Gershoff came to Tufts from the Harvard School of Public Health, where his lab adjoined that of Jean Mayer, who had run that White House conference. When Mayer became president of Tufts in 1976, he tapped Gershoff to create the Tufts Nutrition Institute in 1977. Four years later, Gershoff presided over its transition into a school. He also worked with Mayer on funding for the USDA Human Nutrition Research Center on Aging, which was constructed in 1982 on Tufts’ Boston campus.

Elizabeth Cochary Gross, N82, N88, a student in the school’s first class, stayed on for her doctorate and asked Gershoff to be her adviser. “I had such respect for his knowledge of the topic I was to pursue, vitamin B6 and aging,” she said. “He was always ready to help and advise, but I had to leave plenty of extra time for our meetings since he always had a story for every question or problem.”
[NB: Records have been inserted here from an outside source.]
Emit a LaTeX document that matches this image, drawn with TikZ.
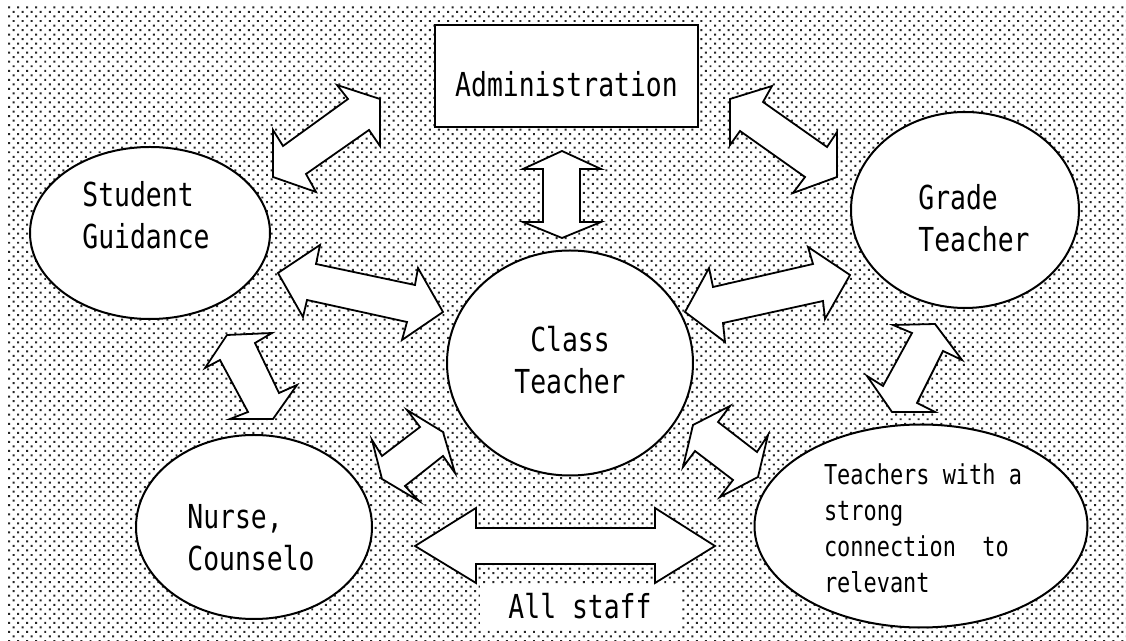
\documentclass[tikz,border=0pt]{standalone}
\usepackage{fontspec}
\usetikzlibrary{shapes.geometric,patterns.meta}
\newfontfamily\gothic[FakeStretch=0.8]{DejaVu Sans Mono}

\begin{document}
\begin{tikzpicture}[x=0.5pt,y=-0.5pt,
  blob/.style={ellipse,draw,line width=1pt,fill=white,inner sep=0pt},
  blockarr/.style={draw,line width=0.9pt,fill=white,line join=miter},
  txt/.style={font=\gothic\fontsize{16.5}{21}\selectfont,align=left,inner sep=0pt}]
\useasboundingbox (0,0) rectangle (1126,641);
% dotted backdrop
\fill[pattern={Dots[distance=3.2pt,angle=45,radius=0.7pt]},pattern color=black!85] (6,5) rectangle (1126,641);

% the staff groups
\node[draw,line width=1pt,fill=white,minimum width=131.5pt,minimum height=51pt,
  font=\gothic\fontsize{16.5}{21}\selectfont,text height=21pt,text depth=0pt] (admin) at (566.5,76) {Administration};
\node[blob,minimum width=120pt,minimum height=86pt] (guid) at (150,233) {};
\node[blob,minimum width=114pt,minimum height=98pt] (grade) at (965,210) {};
\node[blob,minimum width=123pt,minimum height=112.5pt] (cls) at (570,363) {};
\node[blob,minimum width=118pt,minimum height=92pt] (nurse) at (254,527) {};
\node[blob,minimum width=166.5pt,minimum height=101.5pt] (rel) at (921,526) {};
\node[fill=white,minimum width=100pt,minimum height=23pt,
  font=\gothic\fontsize{16.5}{21}\selectfont,text height=12pt,text depth=0pt] (staff) at (580,607) {All staff};

\node[txt] (guid-txt) at (146,215) {Student\\Guidance};
\node[txt] (grade-txt) at (974,218) {Grade\\Teacher};
\node[txt,align=center] (cls-txt) at (570,360) {Class\\Teacher};
\node[txt] (nurse-txt) at (251,538) {Nurse,\\Counselo};
\node[txt,font=\gothic\fontsize{13.7}{18}\selectfont] (rel-txt) at (923,528)
  {Teachers with a\\strong\\connection\ \ to\\relevant};

% two-headed block arrows
\draw[blockarr] (337,85)--(348,99)--(283,146)--(273,130)--(273,177)--(316,192)--(306,174)--(369,130)--(380,146)--(380,99)--cycle;
\draw[blockarr] (772,86)--(763,102)--(827,147)--(837,132)--(837,177)--(793,193)--(805,177)--(740,131)--(730,145)--(730,99)--cycle;
\draw[blockarr] (562,151)--(601,169)--(580,169)--(580,222)--(601,222)--(562,238)--(523,222)--(543,222)--(543,169)--(523,169)--cycle;
\draw[blockarr] (320,245)--(316,264)--(415,285)--(418,268)--(443,312)--(402,340)--(407,322)--(307,300)--(303,317)--(278,273)--cycle;
\draw[blockarr] (808,247)--(813,264)--(713,287)--(709,268)--(685,312)--(725,342)--(723,323)--(823,301)--(825,319)--(850,275)--cycle;
\draw[blockarr] (227,335)--(272,333)--(255,343)--(279,393)--(297,385)--(273,419)--(230,419)--(248,412)--(220,360)--(205,368)--cycle;
\draw[blockarr] (893,325)--(935,324)--(962,360)--(943,351)--(917,403)--(935,412)--(892,412)--(867,376)--(883,386)--(912,333)--cycle;
\draw[blockarr] (407,410)--(420,427)--(382,456)--(372,440)--(382,479)--(419,501)--(405,486)--(443,456)--(455,473)--(443,432)--cycle;
\draw[blockarr] (730,406)--(718,422)--(757,452)--(768,435)--(758,477)--(720,497)--(733,480)--(695,451)--(683,467)--(693,425)--cycle;
\draw[blockarr] (415,546)--(476,508)--(476,528)--(655,528)--(655,508)--(715,546)--(655,583)--(655,564)--(476,564)--(476,583)--cycle;
\end{tikzpicture}
\end{document}
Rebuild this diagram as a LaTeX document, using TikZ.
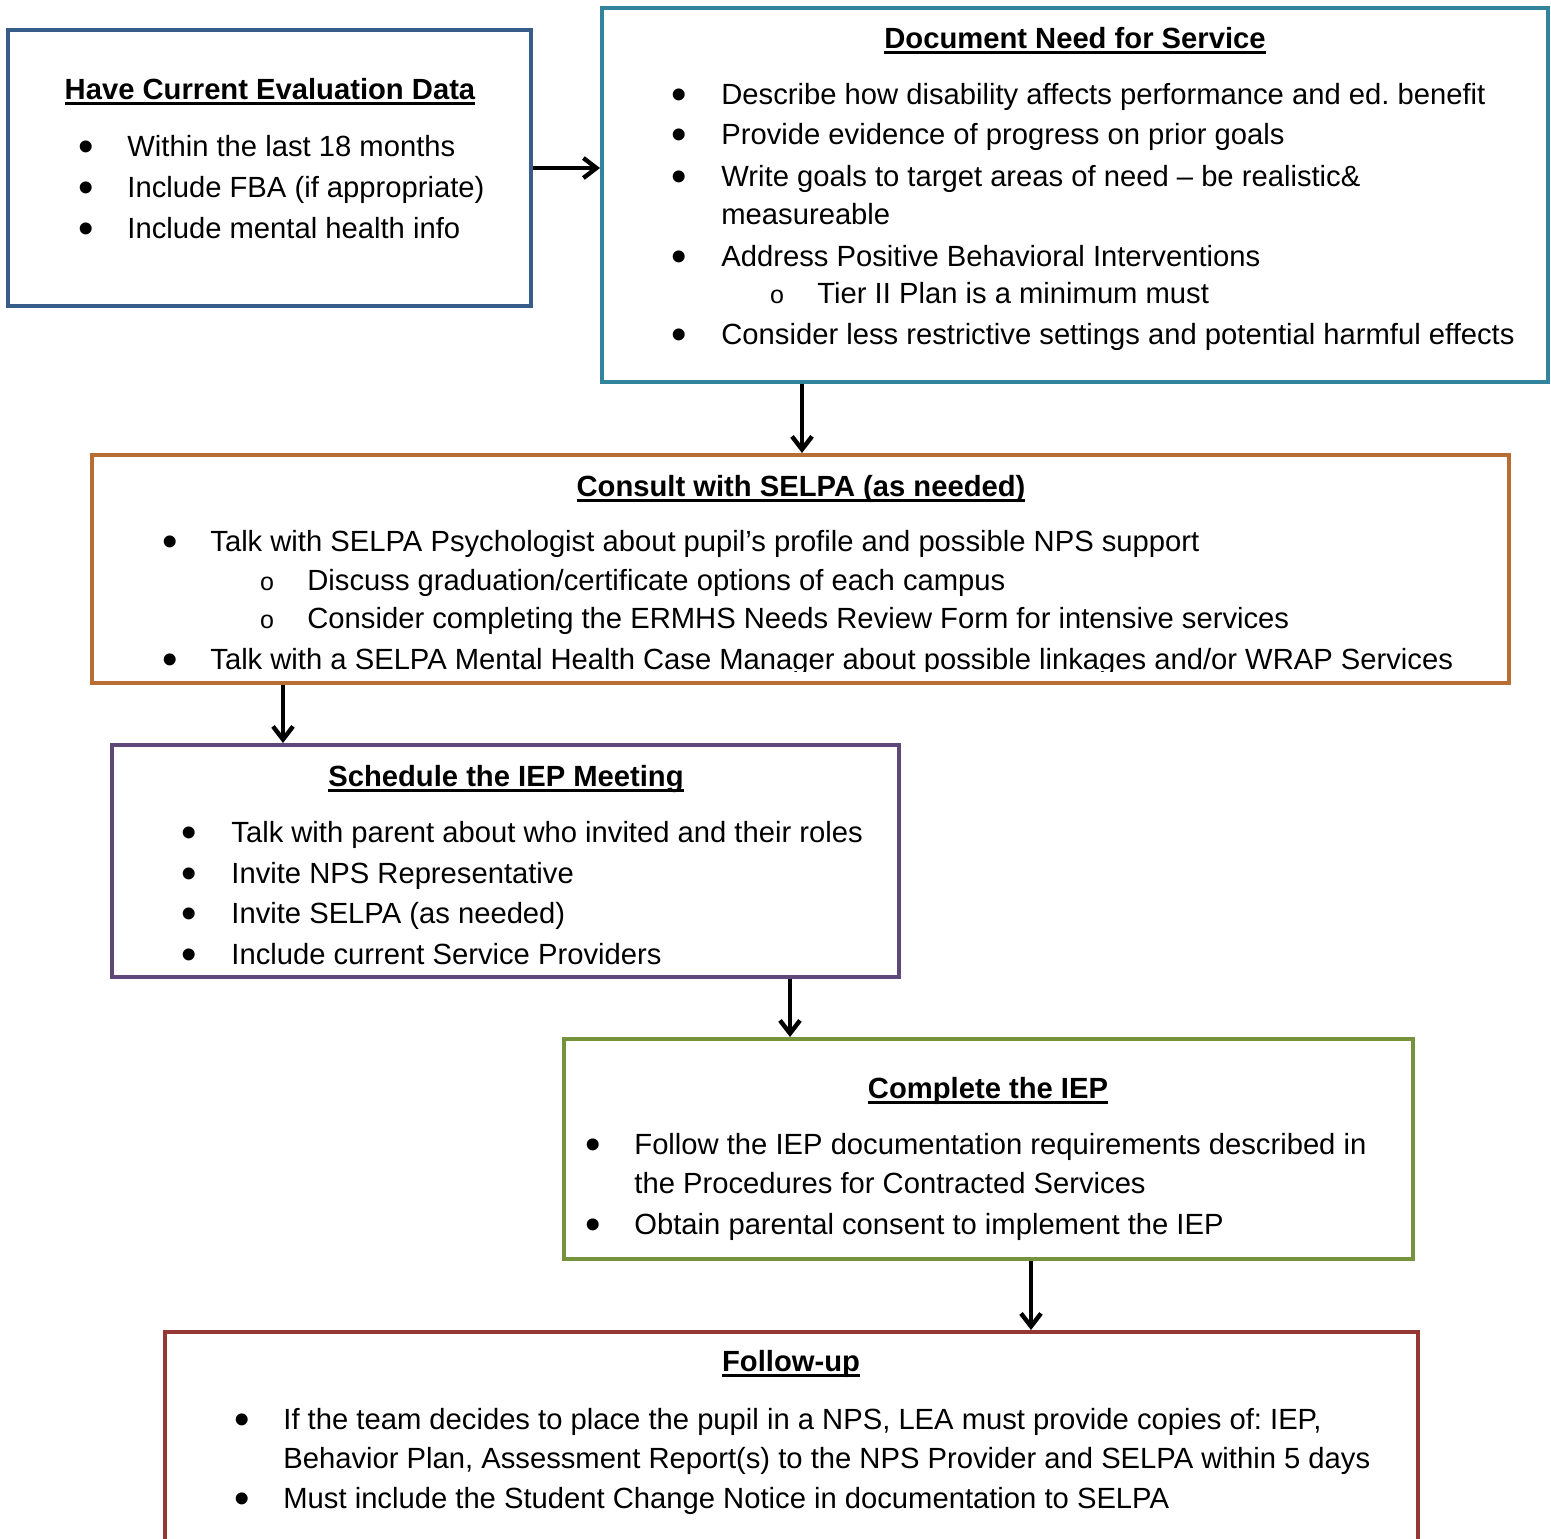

Now a Tufts trustee, Cochary Gross went on to create a scholarship program in Gershoff’s honor. “He was so proud to have the Gershoff Scholars named after him,” she said, “and I am glad he met so many of them. I am proud to have initiated the program and even prouder to maintain them in his memory.”

After Gershoff retired from Tufts in 1996, the school instituted the annual Gershoff Symposium, which focuses on current issues in nutrition science and policy. “The overlap of these two areas was so important to Dr. Gershoff,” said Cochary Gross, who recently made another gift to endow the symposium in honor of her mentor.

Gershoff himself was always eager to attend the event. “I am so glad that he was around to experience that,” Cochary Gross said. “He loved discussing nutrition issues and giving the closing comments—there were always plenty of stories.”